No matter what you plan to do with your SaaS business, be sure to integrate it quickly and smoothly. The longer integration takes, the more personnel you may lose and the more time you’ll have to spend converting previous clients into current customers.
It helps to have a solid integration plan in mind from the start. Determine:
- When you want the two businesses to be operating with the same technologies and processes
- When you want your staff roster to be finalized
- When you want the SaaS enterprise’s customers to be fully on board with your organization
Don’t Forget the IRS!
There’s one last thing to keep in mind: the IRS. Whenever you acquire a new business, you have to assess your tax situation diligently and thoroughly. You must also figure out what you’ll tell the IRS within the first 90 days of acquiring the business to avoid major fees or tax time headaches.
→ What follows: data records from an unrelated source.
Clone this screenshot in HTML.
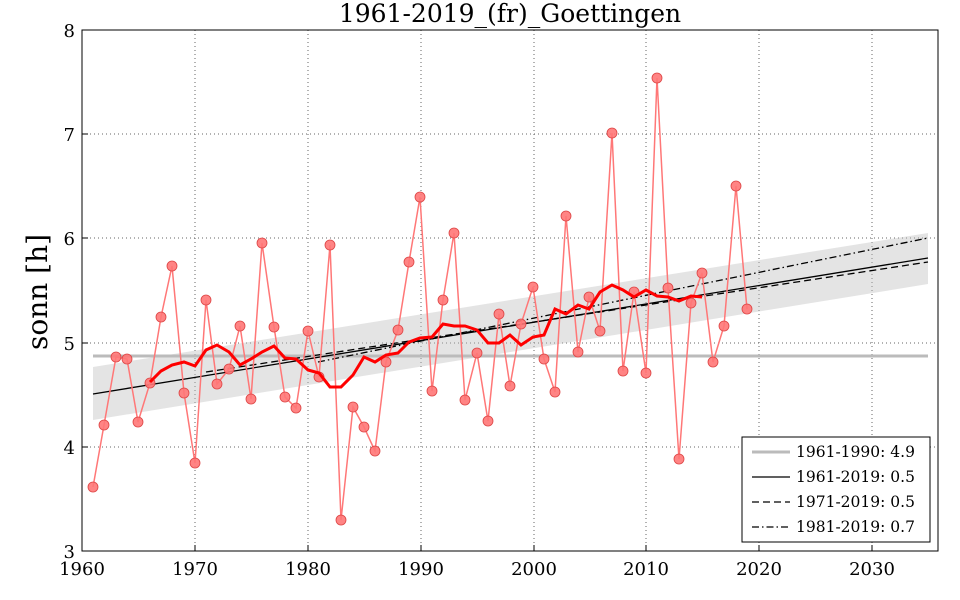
<!DOCTYPE html>
<html><head><meta charset="utf-8"><style>body{margin:0;background:#fff}svg{display:block}text{font-family:"DejaVu Serif","Liberation Serif",serif}</style></head><body>
<svg width="960" height="600" viewBox="0 0 960 600">
<g stroke="#666" stroke-dasharray="1,3" stroke-width="1">
<line x1="195" y1="30" x2="195" y2="551"/><line x1="308" y1="30" x2="308" y2="551"/><line x1="421" y1="30" x2="421" y2="551"/><line x1="534" y1="30" x2="534" y2="551"/><line x1="646" y1="30" x2="646" y2="551"/><line x1="759" y1="30" x2="759" y2="551"/><line x1="872" y1="30" x2="872" y2="551"/>
<line x1="82" y1="134" x2="938" y2="134"/><line x1="82" y1="238" x2="938" y2="238"/><line x1="82" y1="343" x2="938" y2="343"/><line x1="82" y1="447" x2="938" y2="447"/>
</g>
<polygon points="93,367 928,233 928,284 93,420" fill="#bbb" fill-opacity="0.4"/>
<line x1="93" y1="356" x2="928" y2="356" stroke="#bbb" stroke-width="3"/>
<line x1="93" y1="394" x2="928" y2="258" stroke="#000" stroke-width="1.3"/>
<line x1="206" y1="372" x2="928" y2="262" stroke="#000" stroke-width="1.3" stroke-dasharray="7,4"/>
<line x1="318" y1="362" x2="928" y2="238" stroke="#000" stroke-width="1.3" stroke-dasharray="7,3,1.5,3"/>
<polyline fill="none" stroke="#f77" stroke-width="1.5" points="93,487 104,425 116,357 127,359 138,422 150,383 161,317 172,266 184,393 195,463 206,300 217,384 229,369 240,326 251,399 262,243 274,327 285,397 296,408 308,331 319,377 330,245 341,520 353,407 364,427 375,451 386,362 398,330 409,262 420,197 432,391 443,300 454,233 465,400 477,353 488,421 499,314 510,386 521,324 533,287 544,359 555,392 566,216 578,352 589,297 600,331 612,133 623,371 634,292 646,373 657,78 668,288 679,459 691,303 702,273 713,362 724,326 736,186 747,309"/>
<g fill="#f77" stroke="#d44" stroke-width="0.8" fill-opacity="0.9">
<circle cx="93" cy="487" r="5"/><circle cx="104" cy="425" r="5"/><circle cx="116" cy="357" r="5"/><circle cx="127" cy="359" r="5"/><circle cx="138" cy="422" r="5"/><circle cx="150" cy="383" r="5"/><circle cx="161" cy="317" r="5"/><circle cx="172" cy="266" r="5"/><circle cx="184" cy="393" r="5"/><circle cx="195" cy="463" r="5"/><circle cx="206" cy="300" r="5"/><circle cx="217" cy="384" r="5"/><circle cx="229" cy="369" r="5"/><circle cx="240" cy="326" r="5"/><circle cx="251" cy="399" r="5"/><circle cx="262" cy="243" r="5"/><circle cx="274" cy="327" r="5"/><circle cx="285" cy="397" r="5"/><circle cx="296" cy="408" r="5"/><circle cx="308" cy="331" r="5"/><circle cx="319" cy="377" r="5"/><circle cx="330" cy="245" r="5"/><circle cx="341" cy="520" r="5"/><circle cx="353" cy="407" r="5"/><circle cx="364" cy="427" r="5"/><circle cx="375" cy="451" r="5"/><circle cx="386" cy="362" r="5"/><circle cx="398" cy="330" r="5"/><circle cx="409" cy="262" r="5"/><circle cx="420" cy="197" r="5"/><circle cx="432" cy="391" r="5"/><circle cx="443" cy="300" r="5"/><circle cx="454" cy="233" r="5"/><circle cx="465" cy="400" r="5"/><circle cx="477" cy="353" r="5"/><circle cx="488" cy="421" r="5"/><circle cx="499" cy="314" r="5"/><circle cx="510" cy="386" r="5"/><circle cx="521" cy="324" r="5"/><circle cx="533" cy="287" r="5"/><circle cx="544" cy="359" r="5"/><circle cx="555" cy="392" r="5"/><circle cx="566" cy="216" r="5"/><circle cx="578" cy="352" r="5"/><circle cx="589" cy="297" r="5"/><circle cx="600" cy="331" r="5"/><circle cx="612" cy="133" r="5"/><circle cx="623" cy="371" r="5"/><circle cx="634" cy="292" r="5"/><circle cx="646" cy="373" r="5"/><circle cx="657" cy="78" r="5"/><circle cx="668" cy="288" r="5"/><circle cx="679" cy="459" r="5"/><circle cx="691" cy="303" r="5"/><circle cx="702" cy="273" r="5"/><circle cx="713" cy="362" r="5"/><circle cx="724" cy="326" r="5"/><circle cx="736" cy="186" r="5"/><circle cx="747" cy="309" r="5"/>
</g>
<polyline fill="none" stroke="#f00" stroke-width="3" points="150,382 161,371 172,365 184,362 195,366 206,350 217,345 229,352 240,365 251,359 262,352 274,346 285,358 296,359 308,370 319,373 330,387 341,387 353,375 364,357 375,362 386,355 398,353 409,342 420,338 432,337 443,324 454,326 465,326 477,330 488,343 499,343 510,335 521,345 533,337 544,335 555,309 566,314 578,305 589,309 600,292 612,285 623,290 634,297 646,290 657,296 668,297 679,301 691,296 702,297"/>
<rect x="82" y="30" width="856" height="521" fill="none" stroke="#000" stroke-width="1"/>
<g stroke="#000"><line x1="195" y1="551" x2="195" y2="545"/><line x1="308" y1="551" x2="308" y2="545"/><line x1="421" y1="551" x2="421" y2="545"/><line x1="534" y1="551" x2="534" y2="545"/><line x1="646" y1="551" x2="646" y2="545"/><line x1="759" y1="551" x2="759" y2="545"/><line x1="872" y1="551" x2="872" y2="545"/>
<line x1="82" y1="134" x2="88" y2="134"/><line x1="82" y1="238" x2="88" y2="238"/><line x1="82" y1="343" x2="88" y2="343"/><line x1="82" y1="447" x2="88" y2="447"/></g>
<g font-size="18" text-anchor="middle"><text x="82" y="575">1960</text><text x="195" y="575">1970</text><text x="308" y="575">1980</text><text x="421" y="575">1990</text><text x="534" y="575">2000</text><text x="646" y="575">2010</text><text x="759" y="575">2020</text><text x="872" y="575">2030</text></g>
<g font-size="18" text-anchor="end"><text x="75" y="37">8</text><text x="75" y="141">7</text><text x="75" y="245">6</text><text x="75" y="350">5</text><text x="75" y="454">4</text><text x="75" y="558">3</text></g>
<text x="510" y="22" font-size="25" text-anchor="middle">1961-2019_(fr)_Goettingen</text>
<text transform="translate(47,292) rotate(-90)" font-size="28" text-anchor="middle">sonn [h]</text>
<rect x="742" y="437" width="188" height="105" fill="#fff" stroke="#000"/>
<line x1="752" y1="452" x2="790" y2="452" stroke="#bbb" stroke-width="3"/>
<line x1="752" y1="477" x2="790" y2="477" stroke="#000" stroke-width="1.3"/>
<line x1="752" y1="502" x2="790" y2="502" stroke="#000" stroke-width="1.3" stroke-dasharray="7,4"/>
<line x1="752" y1="527" x2="790" y2="527" stroke="#000" stroke-width="1.3" stroke-dasharray="7,3,1.5,3"/>
<g font-size="15.5"><text x="796" y="457">1961-1990: 4.9</text><text x="796" y="482">1961-2019: 0.5</text><text x="796" y="507">1971-2019: 0.5</text><text x="796" y="532">1981-2019: 0.7</text></g>
</svg></body></html>
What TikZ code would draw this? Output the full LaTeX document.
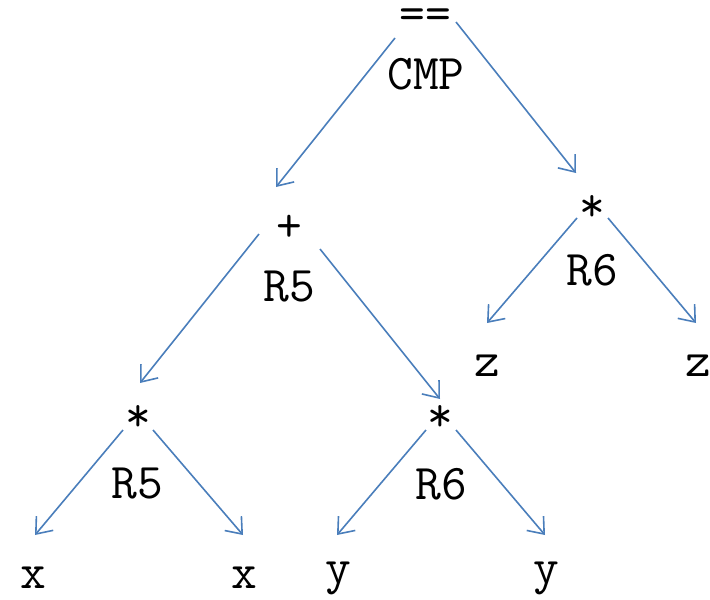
\documentclass[tikz,border=0pt]{standalone}
\usetikzlibrary{arrows.meta}
\definecolor{edgeblue}{RGB}{74,126,187}
\tikzset{
  lbl/.style={font=\fontsize{50}{54}\selectfont\ttfamily, inner sep=0pt, anchor=center},
  edge/.style={draw=edgeblue, line width=1.6pt, -{Straight Barb[length=14pt,width=22pt,line width=1.6pt]}}
}
\begin{document}
\begin{tikzpicture}[x=1pt,y=-1pt]
\useasboundingbox (0,0) rectangle (710,600);
% nodes
\node[lbl] (eq) at (425,19) {==};
\node[lbl] (cmp) at (426,74) {CMP};
\node[lbl] (plus) at (289,228) {+};
\node[lbl] (r5a) at (289,287) {R5};
\node[lbl] (mulR) at (592,208) {*};
\node[lbl] (r6a) at (592,270) {R6};
\node[lbl] (z1) at (487,366) {z};
\node[lbl] (z2) at (698,366) {z};
\node[lbl] (mulL) at (138,418) {*};
\node[lbl] (r5b) at (137,484) {R5};
\node[lbl] (mulM) at (440,418) {*};
\node[lbl] (r6b) at (441,484) {R6};
\node[lbl] (x1) at (33,578) {x};
\node[lbl] (x2) at (244,578) {x};
\node[lbl] (y1) at (338,578) {y};
\node[lbl] (y2) at (546,578) {y};
% connector end points
\coordinate (eqL) at (395,38);   \coordinate (plusT) at (276,187);
\coordinate (eqR) at (456,22);   \coordinate (mulRT) at (576,173);
\coordinate (plL) at (259,234);  \coordinate (mulLT) at (140,383);
\coordinate (plR) at (320,249);  \coordinate (mulMT) at (440,399);
\coordinate (mRL) at (577,218);  \coordinate (z1T) at (487,323);
\coordinate (mRR) at (608,218);  \coordinate (z2T) at (696,323);
\coordinate (mLL) at (123,430);  \coordinate (x1T) at (35,535);
\coordinate (mLR) at (153,430);  \coordinate (x2T) at (243,535);
\coordinate (mML) at (426,430);  \coordinate (y1T) at (337,535);
\coordinate (mMR) at (456,430);  \coordinate (y2T) at (545,535);
% connectors
\draw[edge] (eqL) -- (plusT);
\draw[edge] (eqR) -- (mulRT);
\draw[edge] (plL) -- (mulLT);
\draw[edge] (plR) -- (mulMT);
\draw[edge] (mRL) -- (z1T);
\draw[edge] (mRR) -- (z2T);
\draw[edge] (mLL) -- (x1T);
\draw[edge] (mLR) -- (x2T);
\draw[edge] (mML) -- (y1T);
\draw[edge] (mMR) -- (y2T);
\end{tikzpicture}
\end{document}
Of course, you should have followed good tax procedures and tax structuring processes during the due diligence timeframe. For example, you should know how much you can deduct due to the purchase price of the business and any associated expenses for the transaction.
However, you’ll likely need to make tax filings after acquiring your new SaaS business. For instance, you’ll need to file IRS Form 8594, the asset acquisition statement you attach to your individual income tax return. The seller of the business will need to fill out and file this form, as well.
If needed, don’t hesitate to hire an accountant to make the process smoother and faster. It’s best to avoid major mistakes when it comes to the IRS so you can proceed with your business and grow it without a hitch!
Ultimately, the first 90 days post-acquiring a SaaS business are vital. These initial weeks set the tone for your leadership of the organization, help set expectations for your clients, customers, and employees, and set your company up for its financial future.
But if you follow the above steps, you’ll jump into your new position successfully and find that your acquisition serves you well in your goals. Good luck!